It's actually a little more complicated!
An aircraft is made up of many parts, all of which are valued and depreciated at different rates. For example after 12 years an engine on a 747 may have a depreciated value of 15% of its original cost. When that engine is overhauled the engine is re-valued and depreciated based upon the overhaul cost and the new life expectancy of the engine.
In this example the engine would only be written off once it was determined it was surplus to requirements and/or it had no value in secondary markets.
For the A380's QANTAS decided the aircraft were over valued based upon the fact they were purchased when the Australian dollar was lower. As such they probably used an economic valuation to re-value these aircraft. As there is no established secondary market for these aircraft it would have been difficult to use a market valuation.
We also have to remember that re-valuing aircraft is not as easy as a flick of a pen! Often aircraft are encumbered or there are covenants based upon aircraft valuations. To write down an aircraft can result in a airline being in breach of its financing covenant requirements.
If we consider the 747, its spare parts inventory and dedicated maintenance facilities, there was a fair amount of value in these assets. It was not until the maintenance facilities were closed, aircraft removed from the fleet and (I assume) spare part inventories sold off that QANTAS were able to write down the value of these assets.
If we throw into the mix many of the 747's were still on lease, some of those leases had to brought out and penalties paid, the valuation of the 747 assets may have actually been higher than fair market value simply because of these added costs.
If we throw into the mix new interiors, upgrades to avionics and even a new coat of paint, these assets could have had relatively high values.
I'd suggest just getting to a stage where QANTAS could write down the 747 assets was a very large undertaking in itself.
Generally the markets do not like companies writing down the value of assets. It makes their jobs as analysts a lot more difficult. Markets will generally value a company on a price / earnings ratio with asset values used to determine the final rate. A write down can quickly over value a stock.
If we look at the share price of QANTAS two years ago, the markets valued the company at close to a third of it asset value. In this instance the assets were undervalued as QANTAS as a business was unable to extract an effective return on capital invested. This is why we often hear the term Return on Invested Capital (ROIC).

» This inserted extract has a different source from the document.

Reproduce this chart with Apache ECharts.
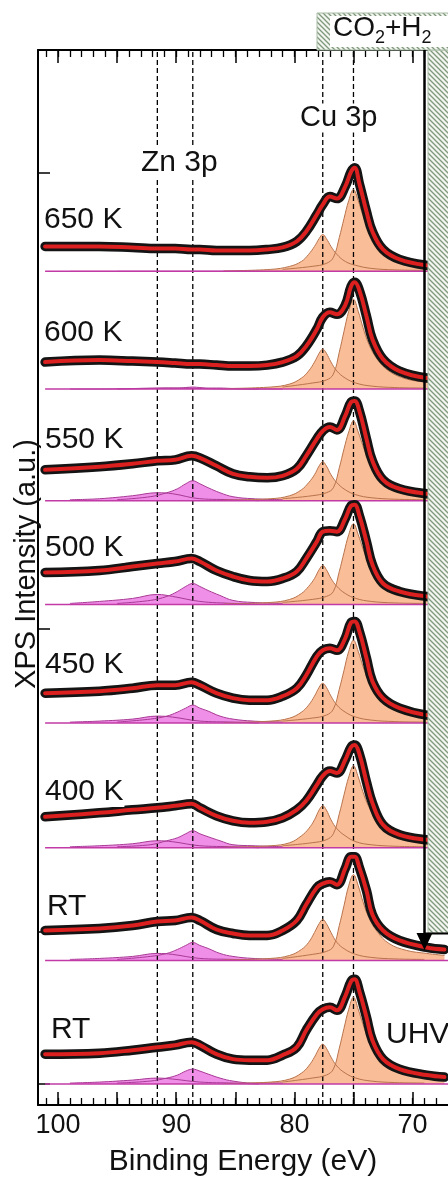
<!DOCTYPE html>
<html>
<head>
<meta charset="utf-8">
<script src="https://cdn.jsdelivr.net/npm/echarts@6/dist/echarts.min.js"></script>
<style>
  html, body { margin: 0; padding: 0; background: #fff; }
  #chart { width: 448px; height: 1182px; }
</style>
</head>
<body>
<div id="chart"></div>
<script>
const FONT = '"Liberation Sans", Arial, sans-serif';

// spectra, top to bottom
const spectrumNames = ['650 K', '600 K', '550 K', '500 K', '450 K', '400 K', 'RT', 'RT'];
// vertical offset of each spectrum (a.u.)
const offsets = [836, 718, 606, 502, 383, 258, 145, 21];

// measured curves: binding energy (eV) and intensity above offset
const dataEnergy = [101.1, 96.5, 93.7, 91.6, 90.1, 88.7, 88.0, 86.6, 85.2, 83.8, 82.3, 81.0, 79.8, 79.0,
  78.1, 77.6, 77.0, 76.4, 75.7, 75.2, 74.9, 74.5, 73.9, 73.4, 72.5, 71.1, 68.8, 67.3];
const measured = [
  [25, 25, 24, 23, 23, 22, 22, 21, 21, 21, 22, 24, 30, 40, 57, 67, 75, 73, 85, 100, 104, 88, 60, 40, 22, 12, 6, 5],
  [27, 29, 28, 27, 26, 25, 25, 24, 23, 23, 24, 27, 33, 43, 60, 72, 77, 75, 84, 103, 107, 99, 73, 50, 30, 18, 11, 10],
  [31, 34, 37, 40, 41, 45, 43, 35, 27, 24, 23, 25, 32, 45, 62, 70, 74, 71, 85, 99, 100, 90, 62, 40, 21, 12, 7, 6],
  [32, 34, 38, 41, 43, 46, 43, 34, 28, 24, 23, 26, 33, 46, 63, 73, 74, 73, 86, 99, 100, 89, 63, 40, 21, 13, 8, 7],
  [30, 32, 35, 38, 38, 41, 38, 30, 25, 23, 23, 27, 35, 48, 67, 73, 75, 73, 85, 101, 102, 92, 65, 42, 25, 15, 8, 7],
  [31, 35, 38, 40, 42, 44, 40, 32, 27, 25, 26, 30, 38, 47, 63, 72, 77, 75, 88, 101, 103, 94, 66, 45, 23, 13, 8, 7],
  [30, 32, 35, 39, 40, 43, 40, 31, 27, 25, 25, 30, 40, 56, 73, 77, 79, 76, 92, 104, 104, 93, 70, 46, 30, 20, 13, 11],
  [30, 31, 34, 37, 39, 42, 39, 30, 25, 24, 24, 29, 37, 54, 70, 75, 77, 74, 88, 103, 105, 93, 67, 44, 25, 15, 9, 7]
];

// fitted components
const zn12Energy = [99, 96.5, 93.7, 91.6, 90.3, 88.0, 85.2, 83];
const zn12 = [
  [0, 0, 0, 0, 0, 0, 0, 0],
  [0, 0, 0.5, 1, 1, 0.5, 0, 0],
  [1, 2, 5, 8, 7, 2, 1, 0],
  [1, 3, 6, 10, 8, 3, 1, 0],
  [1, 2, 4, 7, 6, 2, 1, 0],
  [1, 2, 4, 7, 6, 2, 1, 0],
  [1, 2, 4, 7, 6, 2, 1, 0],
  [1, 2, 4, 6, 5, 2, 1, 0]
];
const zn32Energy = [95, 92.2, 90.8, 89.9, 89.2, 88.6, 88.0, 87.3, 86.3, 85.2, 83.5, 81];
const zn32 = [
  [0, 0, 0, 0, 0, 0, 0, 0, 0, 0, 0, 0],
  [0, 0.5, 1, 1, 1.5, 2, 1.5, 1, 1, 0.5, 0, 0],
  [1, 4, 8, 12, 17, 20, 17, 13, 8, 4, 2, 1],
  [1, 4, 8, 13, 18, 21, 18, 14, 9, 4, 2, 1],
  [1, 4, 7, 11, 15, 18, 15, 12, 7, 4, 2, 1],
  [1, 3, 7, 10, 14, 17, 14, 11, 7, 3, 2, 1],
  [1, 4, 7, 11, 15, 18, 15, 12, 7, 4, 2, 1],
  [1, 3, 6, 9, 13, 15, 13, 10, 6, 3, 1, 1]
];
const cu12Energy = [86, 82, 80.4, 79.4, 78.8, 78.3, 77.9, 77.6, 77.3, 76.9, 76.4, 75.7, 74.8, 73.5, 71.5, 69];
const cu12 = [
  [0.5, 2, 5, 10, 17, 25, 33, 37, 33, 25, 17, 10, 6, 3, 1.5, 1],
  [0.5, 2, 5, 11, 18, 27, 36, 40, 36, 27, 18, 11, 6, 3, 1.5, 1],
  [0.5, 2, 5, 11, 18, 26, 35, 39, 35, 26, 18, 11, 6, 3, 1.5, 1],
  [0.5, 2, 5, 11, 18, 26, 35, 39, 35, 26, 18, 11, 6, 3, 1.5, 1],
  [0.5, 2, 5, 11, 18, 27, 36, 40, 36, 27, 18, 11, 6, 3, 1.5, 1],
  [0.5, 2, 5, 12, 19, 28, 38, 42, 38, 28, 19, 12, 6, 3, 1.5, 1],
  [0.5, 2, 5, 11, 18, 28, 37, 41, 37, 28, 18, 11, 6, 3, 1.5, 1],
  [0.5, 2, 5, 11, 18, 27, 36, 40, 36, 27, 18, 11, 6, 3, 1.5, 1]
];
const cu32Energy = [81, 78.5, 77.3, 76.7, 76.2, 75.8, 75.4, 75.0, 74.6, 74.2, 73.7, 73.0, 72.0, 70.5, 68.8, 67.3];
const cu32 = [
  [2, 5, 8, 14, 34, 53, 71, 82, 71, 56, 41, 27, 16, 9, 6, 5],
  [2, 6, 9, 15, 37, 58, 78, 90, 78, 62, 45, 30, 18, 10, 7, 5],
  [2, 5, 8, 13, 33, 52, 69, 80, 69, 55, 40, 27, 16, 9, 6, 4],
  [2, 5, 8, 13, 33, 52, 70, 81, 70, 56, 41, 27, 16, 9, 6, 4],
  [2, 5, 8, 14, 34, 53, 72, 83, 72, 57, 42, 28, 17, 9, 6, 5],
  [2, 5, 8, 14, 34, 53, 71, 82, 71, 56, 41, 27, 16, 9, 6, 5],
  [2, 6, 9, 14, 35, 55, 75, 86, 75, 59, 43, 29, 17, 10, 7, 5],
  [2, 6, 9, 15, 36, 56, 75, 87, 75, 60, 44, 29, 17, 10, 7, 5]
];
const baselineEnergy = [101.1, 67.0];

// reference peak positions (eV)
const peakLines = [91.6, 88.6, 77.6, 75.0];

// axis ticks
const majorTicks = [70, 75, 80, 85, 90, 95, 100];
const minorTicks = [68, 69, 70, 71, 72, 73, 74, 75, 76, 77, 78, 79, 80, 81, 82, 83, 84, 85, 86, 87, 88, 89,
  90, 91, 92, 93, 94, 95, 96, 97, 98, 99, 100, 101];
const tickLabels = [70, 80, 90, 100];
const yTicks = [21, 174, 478, 935];

const components = [
  { energy: zn12Energy, values: zn12, fill: '#f08fe8', edge: '#a83a94' },
  { energy: zn32Energy, values: zn32, fill: '#f08fe8', edge: '#a83a94' },
  { energy: cu12Energy, values: cu12, fill: '#f9bd98', edge: '#b8734c' },
  { energy: cu32Energy, values: cu32, fill: '#f9bd98', edge: '#b8734c' }
];

const shift = (energy, vals, base) => energy.map((e, i) => [e, base + vals[i]]);

const series = [];
offsets.forEach((base, s) => {
  components.forEach((c) => {
    series.push({
      type: 'line', z: 2, symbol: 'none', smooth: 0.4, silent: true,
      data: shift(c.energy, c.values[s], base),
      lineStyle: { width: 0, opacity: 0 },
      areaStyle: { color: c.fill, opacity: 1, origin: base }
    });
  });
  components.forEach((c) => {
    series.push({
      type: 'line', z: 4, symbol: 'none', smooth: 0.4, silent: true,
      data: shift(c.energy, c.values[s], base),
      lineStyle: { width: 1, color: c.edge }
    });
  });
  series.push({
    type: 'line', z: 4, symbol: 'none', silent: true,
    data: baselineEnergy.map((e) => [e, base]),
    lineStyle: { width: 1.5, color: '#c23aa6' }
  });
  series.push({
    type: 'line', z: 5, symbol: 'none', smooth: 0.4, silent: true,
    data: shift(dataEnergy, measured[s], base),
    lineStyle: { width: 9.5, color: '#141414', cap: 'round', join: 'round' }
  });
  series.push({
    type: 'line', z: 6, symbol: 'none', smooth: 0.4, silent: true,
    data: shift(dataEnergy, measured[s], base),
    lineStyle: { width: 4, color: '#dc1f1f', cap: 'round', join: 'round' }
  });
});

peakLines.forEach((e) => {
  series.push({
    type: 'line', z: 3, symbol: 'none', silent: true,
    data: [[e, 0], [e, 1058]],
    lineStyle: { width: 1.3, color: '#000', type: [5, 3] }
  });
});

// hatch pattern for the gas-phase region
const hatch = document.createElement('canvas');
hatch.width = 5; hatch.height = 5;
const hc = hatch.getContext('2d');
hc.fillStyle = '#f3f6f1'; hc.fillRect(0, 0, 5, 5);
hc.strokeStyle = '#7f987c'; hc.lineWidth = 1.3;
hc.beginPath();
hc.moveTo(-1, -1); hc.lineTo(6, 6);
hc.moveTo(-1, 4); hc.lineTo(1, 6);
hc.moveTo(4, -1); hc.lineTo(6, 1);
hc.stroke();
const hatchFill = { image: hatch, repeat: 'repeat' };

const mctx = document.createElement('canvas').getContext('2d');
const textWidth = (t, size) => { mctx.font = size + 'px ' + FONT; return mctx.measureText(t).width; };

const label = (text, x, y, size) => ({
  type: 'text', z: 100, silent: true,
  style: { text, x, y, font: size + 'px ' + FONT, fill: '#111', verticalAlign: 'middle',
    backgroundColor: '#fff', padding: [0, 1] }
});

// CO2+H2 with subscripts
const gasParts = [['CO', 28, 0], ['2', 18, 1], ['+H', 28, 0], ['2', 18, 1]];
let gx = 333;
const gasText = gasParts.map(([t, size, sub]) => {
  const el = {
    type: 'text', z: 103, silent: true,
    style: { text: t, x: gx, y: sub ? 38 : 28, font: size + 'px ' + FONT, fill: '#111', verticalAlign: 'middle' }
  };
  gx += textWidth(t, size);
  return el;
});

const tempLabelY = [220, 333, 440, 548, 665, 792, 907, 1030];
const tempLabelX = [43, 43, 44, 44, 44, 44, 46, 50];

const option = {
  animation: false,
  grid: { left: 38, top: 50, right: 0, bottom: 74 },
  xAxis: [
    {
      type: 'value', position: 'bottom', min: 67, max: 101.7, inverse: true,
      axisLine: { show: true, onZero: false, lineStyle: { color: '#000', width: 2 } },
      axisTick: { inside: true, length: 13, customValues: majorTicks, lineStyle: { color: '#000', width: 1.5 } },
      axisLabel: { customValues: tickLabels, fontSize: 27, color: '#111', margin: 7, fontFamily: FONT },
      splitLine: { show: false },
      name: 'Binding Energy (eV)', nameLocation: 'middle', nameGap: 42,
      nameTextStyle: { fontSize: 30, color: '#111', fontFamily: FONT }
    },
    {
      type: 'value', position: 'bottom', min: 67, max: 101.7, inverse: true,
      axisLine: { show: false },
      axisTick: { inside: true, length: 7, customValues: minorTicks, lineStyle: { color: '#000', width: 1.3 } },
      axisLabel: { show: false }, splitLine: { show: false }
    },
    {
      type: 'value', position: 'top', min: 67, max: 101.7, inverse: true,
      axisLine: { show: true, onZero: false, lineStyle: { color: '#000', width: 2 } },
      axisTick: { inside: true, length: 13, customValues: majorTicks, lineStyle: { color: '#000', width: 1.5 } },
      axisLabel: { show: false }, splitLine: { show: false }
    },
    {
      type: 'value', position: 'top', min: 67, max: 101.7, inverse: true,
      axisLine: { show: false },
      axisTick: { inside: true, length: 7, customValues: minorTicks, lineStyle: { color: '#000', width: 1.3 } },
      axisLabel: { show: false }, splitLine: { show: false }
    }
  ],
  yAxis: {
    type: 'value', min: 0, max: 1058,
    axisLine: { show: true, onZero: false, lineStyle: { color: '#000', width: 2 } },
    axisTick: { inside: true, length: 12, customValues: yTicks, lineStyle: { color: '#000', width: 1.5 } },
    axisLabel: { show: false }, splitLine: { show: false }
  },
  series,
  graphic: [
    // gas phase region on the right
    { type: 'rect', z: 100, silent: true, shape: { x: 428, y: 50, width: 22, height: 883 },
      style: { fill: hatchFill, stroke: '#a9bda6', lineWidth: 1 } },
    { type: 'rect', z: 101, silent: true, shape: { x: 317, y: 13, width: 133, height: 37 },
      style: { fill: hatchFill, stroke: '#a9bda6', lineWidth: 1 } },
    { type: 'rect', z: 102, silent: true, shape: { x: 330, y: 16, width: 120, height: 31 },
      style: { fill: '#fff' } },
    ...gasText,
    // arrow
    { type: 'line', z: 104, silent: true, shape: { x1: 424.5, y1: 50, x2: 424.5, y2: 936 },
      style: { stroke: '#000', lineWidth: 2.5 } },
    { type: 'line', z: 104, silent: true, shape: { x1: 424, y1: 933.5, x2: 448, y2: 933.5 },
      style: { stroke: '#000', lineWidth: 2 } },
    { type: 'polygon', z: 104, silent: true, shape: { points: [[416.5, 933], [432.5, 933], [424.5, 950]] },
      style: { fill: '#000' } },
    // texts
    label('Zn 3p', 140, 163, 30),
    label('Cu 3p', 299, 118, 29),
    label('UHV', 385, 1035, 30),
    ...spectrumNames.map((n, i) => label(n, tempLabelX[i], tempLabelY[i], 30)),
    {
      type: 'text', z: 99, silent: true, rotation: Math.PI / 2, x: 27, y: 564,
      style: { text: 'XPS Intensity (a.u.)', x: 0, y: 0, font: '29px ' + FONT, fill: '#111',
        align: 'center', verticalAlign: 'middle' }
    }
  ]
};

const chart = echarts.init(document.getElementById('chart'));
chart.setOption(option);
</script>
</body>
</html>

There are other international accounting rules as a result of the Enron scandal that need to be adhered to. For instance USA based lessors leasing aircraft to QANTAS would value their aircraft differently to that of QANTAS in Australia. As such valuations have to consider multiple factors. It is not a simple affair.

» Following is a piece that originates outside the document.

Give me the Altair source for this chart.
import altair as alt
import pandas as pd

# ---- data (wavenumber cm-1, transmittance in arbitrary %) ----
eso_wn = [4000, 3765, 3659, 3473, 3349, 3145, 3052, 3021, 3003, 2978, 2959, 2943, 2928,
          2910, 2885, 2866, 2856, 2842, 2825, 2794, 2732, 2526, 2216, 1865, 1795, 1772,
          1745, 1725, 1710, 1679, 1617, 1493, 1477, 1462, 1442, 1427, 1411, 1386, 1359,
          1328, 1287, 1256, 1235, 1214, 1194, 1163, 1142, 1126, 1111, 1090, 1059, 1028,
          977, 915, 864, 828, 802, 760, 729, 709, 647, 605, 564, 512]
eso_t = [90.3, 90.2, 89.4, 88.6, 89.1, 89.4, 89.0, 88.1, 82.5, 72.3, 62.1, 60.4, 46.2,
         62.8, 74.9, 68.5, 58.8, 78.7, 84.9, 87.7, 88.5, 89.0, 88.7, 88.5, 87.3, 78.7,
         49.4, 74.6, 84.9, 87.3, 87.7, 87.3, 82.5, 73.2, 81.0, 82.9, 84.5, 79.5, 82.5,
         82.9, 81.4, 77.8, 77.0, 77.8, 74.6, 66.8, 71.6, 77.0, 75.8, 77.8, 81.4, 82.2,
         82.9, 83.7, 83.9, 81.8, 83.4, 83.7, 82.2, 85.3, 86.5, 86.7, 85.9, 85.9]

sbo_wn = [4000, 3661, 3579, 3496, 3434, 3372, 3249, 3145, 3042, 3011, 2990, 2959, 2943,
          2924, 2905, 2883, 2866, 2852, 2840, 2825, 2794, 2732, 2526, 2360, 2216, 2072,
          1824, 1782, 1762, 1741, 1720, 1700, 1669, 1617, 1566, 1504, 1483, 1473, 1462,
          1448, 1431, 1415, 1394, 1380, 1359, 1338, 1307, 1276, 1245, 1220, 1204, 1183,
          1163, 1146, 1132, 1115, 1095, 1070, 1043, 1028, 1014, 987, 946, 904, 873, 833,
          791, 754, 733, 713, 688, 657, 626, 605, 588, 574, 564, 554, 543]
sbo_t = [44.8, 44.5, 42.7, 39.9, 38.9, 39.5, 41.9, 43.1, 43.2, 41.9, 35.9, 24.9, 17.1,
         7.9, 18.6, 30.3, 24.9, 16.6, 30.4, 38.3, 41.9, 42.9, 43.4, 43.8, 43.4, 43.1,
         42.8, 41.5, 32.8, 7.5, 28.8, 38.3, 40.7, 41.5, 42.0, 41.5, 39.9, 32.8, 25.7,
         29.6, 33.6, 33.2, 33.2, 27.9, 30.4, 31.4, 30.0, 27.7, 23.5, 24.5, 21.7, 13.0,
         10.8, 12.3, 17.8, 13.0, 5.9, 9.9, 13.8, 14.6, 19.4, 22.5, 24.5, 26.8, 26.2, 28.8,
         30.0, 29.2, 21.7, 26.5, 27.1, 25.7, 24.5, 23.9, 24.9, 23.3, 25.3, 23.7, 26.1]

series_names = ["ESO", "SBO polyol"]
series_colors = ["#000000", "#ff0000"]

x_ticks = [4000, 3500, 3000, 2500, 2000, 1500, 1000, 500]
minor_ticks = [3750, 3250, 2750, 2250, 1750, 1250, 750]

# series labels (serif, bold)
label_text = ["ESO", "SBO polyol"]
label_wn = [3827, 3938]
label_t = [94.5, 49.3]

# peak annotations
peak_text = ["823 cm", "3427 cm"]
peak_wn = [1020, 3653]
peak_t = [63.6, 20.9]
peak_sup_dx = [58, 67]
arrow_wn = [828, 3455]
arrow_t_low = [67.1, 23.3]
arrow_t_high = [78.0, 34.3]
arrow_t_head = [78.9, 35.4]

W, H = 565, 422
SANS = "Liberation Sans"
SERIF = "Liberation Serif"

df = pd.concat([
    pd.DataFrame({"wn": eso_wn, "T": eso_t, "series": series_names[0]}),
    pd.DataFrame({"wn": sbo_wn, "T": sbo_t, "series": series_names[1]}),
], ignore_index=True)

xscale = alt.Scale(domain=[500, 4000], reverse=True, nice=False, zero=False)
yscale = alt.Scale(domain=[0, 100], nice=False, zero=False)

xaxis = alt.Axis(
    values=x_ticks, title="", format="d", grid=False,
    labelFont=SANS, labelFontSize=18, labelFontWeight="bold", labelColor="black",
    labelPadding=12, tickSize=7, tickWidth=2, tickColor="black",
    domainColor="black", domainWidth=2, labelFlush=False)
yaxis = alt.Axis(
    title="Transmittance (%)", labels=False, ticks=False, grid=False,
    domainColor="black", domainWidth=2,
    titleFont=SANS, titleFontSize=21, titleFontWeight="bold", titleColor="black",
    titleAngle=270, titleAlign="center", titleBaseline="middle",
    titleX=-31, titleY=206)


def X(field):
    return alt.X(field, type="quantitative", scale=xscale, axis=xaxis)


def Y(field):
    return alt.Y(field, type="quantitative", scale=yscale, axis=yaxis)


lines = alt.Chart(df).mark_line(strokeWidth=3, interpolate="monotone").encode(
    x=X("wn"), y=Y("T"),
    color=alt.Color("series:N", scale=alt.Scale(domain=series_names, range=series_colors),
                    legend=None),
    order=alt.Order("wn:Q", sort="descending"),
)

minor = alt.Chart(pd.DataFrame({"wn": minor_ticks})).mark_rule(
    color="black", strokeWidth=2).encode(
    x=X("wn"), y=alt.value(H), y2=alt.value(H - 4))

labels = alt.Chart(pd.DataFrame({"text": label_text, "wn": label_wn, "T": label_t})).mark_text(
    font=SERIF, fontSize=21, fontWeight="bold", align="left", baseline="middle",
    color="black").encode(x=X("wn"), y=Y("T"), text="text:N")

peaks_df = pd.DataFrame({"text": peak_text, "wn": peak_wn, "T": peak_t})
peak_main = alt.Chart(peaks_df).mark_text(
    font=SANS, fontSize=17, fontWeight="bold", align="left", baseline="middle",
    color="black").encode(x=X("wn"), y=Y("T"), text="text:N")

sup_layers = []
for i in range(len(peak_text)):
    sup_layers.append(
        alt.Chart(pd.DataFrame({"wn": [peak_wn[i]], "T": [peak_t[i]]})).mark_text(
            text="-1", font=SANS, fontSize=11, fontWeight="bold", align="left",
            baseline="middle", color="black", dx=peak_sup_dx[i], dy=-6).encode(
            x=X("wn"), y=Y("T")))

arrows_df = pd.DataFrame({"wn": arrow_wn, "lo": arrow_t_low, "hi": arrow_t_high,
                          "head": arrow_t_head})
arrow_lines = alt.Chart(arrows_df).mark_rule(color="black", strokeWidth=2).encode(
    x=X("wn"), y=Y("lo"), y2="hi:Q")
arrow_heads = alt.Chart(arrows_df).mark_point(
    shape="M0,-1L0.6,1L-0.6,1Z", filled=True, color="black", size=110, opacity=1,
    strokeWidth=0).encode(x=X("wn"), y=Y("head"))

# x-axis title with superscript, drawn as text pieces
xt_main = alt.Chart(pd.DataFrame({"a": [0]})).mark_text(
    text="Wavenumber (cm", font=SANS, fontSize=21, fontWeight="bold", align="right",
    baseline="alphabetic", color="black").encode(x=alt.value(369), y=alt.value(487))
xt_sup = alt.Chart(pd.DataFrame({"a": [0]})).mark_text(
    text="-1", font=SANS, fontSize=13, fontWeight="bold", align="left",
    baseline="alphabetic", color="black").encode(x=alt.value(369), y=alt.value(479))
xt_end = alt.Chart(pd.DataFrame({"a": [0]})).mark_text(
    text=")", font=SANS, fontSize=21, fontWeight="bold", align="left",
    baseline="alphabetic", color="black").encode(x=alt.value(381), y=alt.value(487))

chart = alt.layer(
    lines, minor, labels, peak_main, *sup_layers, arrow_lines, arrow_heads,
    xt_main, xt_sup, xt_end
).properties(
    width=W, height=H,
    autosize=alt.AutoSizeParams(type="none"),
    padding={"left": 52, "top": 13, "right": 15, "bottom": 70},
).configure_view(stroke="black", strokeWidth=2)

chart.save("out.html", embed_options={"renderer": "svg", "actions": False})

At the end of the day assets have to be properly managed. As I mentioned in my previous post, I don't think QANTAS have a good track record of managing their assets. If we look at the Aviation Partners take over, it was largely based upon extracting as much value out of QANTAS's sleeper assets. If I remember correctly part of the takeover was to be funded by selling off QANTAS's, at the time considerable aircraft assets. They obviously had a higher market valuation at the time or some poor leasing company was going to be dumped with some really expensive old (, but well maintained) aircraft.
I think is is fair to say QANTAS has to a large degree now got its book in order. Interestingly the market is still valuing QANTAS at 75% of its asset value. This suggests QANTAS still has a way to go before the markets value the company on its asset values.
In other words the $975 million profit was good, but we want to see you keep this up before we give you any more ticks!